The testimony adduced in the circuit court indicates that after the search of appellee's dwelling pursuant to the warrant had been completed, the police officers proceeded to transport appellee and two other arrestees to the main police station in Lihue. On the way to Lihue, the officers discovered that some of the evidence which had earlier been seized pursuant to the warrant had inadvertently been left behind at the scene of the search. The officers thus returned to appellee's house to retrieve the forgotten evidence. Detective Silva testified that upon arriving at the house, the officers noticed a strong smell of marijuana smoke coming from the dwelling. They also saw someone looking out of the house and heard the sound of persons running. Therefore, in order to check on what they believed to be suspicious behavior, the officers reentered the house without first obtaining permission from the occupants.
Appellee argues that it is impossible to distinguish between evidence which was seized during the initial search, which was conducted pursuant to the warrant, and evidence which may have been seized during the later assertedly illegal warrantless search. Therefore, appellee maintains that all of the evidence should be suppressed.
We note that the State stipulated in circuit court to a suppression of any evidence seized during the officers' second search of the house. It is apparent, however, that in ordering the suppression of all of the evidence in this case, the circuit court did not find it necessary to determine which items of evidence were seized during the initial search and which items of evidence, if any, were seized during the officers' second visit to the house.

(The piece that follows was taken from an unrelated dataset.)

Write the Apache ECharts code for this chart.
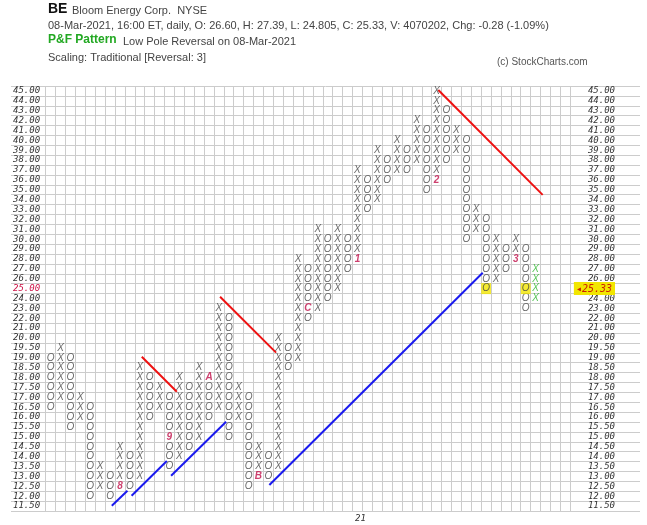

We cannot conclude from the record before us that the circuit court will be unable, upon remand, to determine which items of evidence — if any — were in fact seized during the course of the second search. Hence, it would be premature for us to consider appellee's argument that all of the evidence should be suppressed as a consequence of the second, assertedly illegal search. It would be more appropriate to allow the circuit court to determine whether any evidence was in fact seized during the second search. If the circuit court finds that certain evidence was seized during the second search, that evidence must be suppressed pursuant to the State's stipulation. Of course, evidence seized during the course of the initial search, conducted pursuant to the warrant, should not, with the exception of the five items taken from the living room of the house, be suppressed.
See n. 2 and text relating thereto, supra.
The order suppressing evidence is reversed and this cause is remanded for further proceedings not inconsistent with this opinion.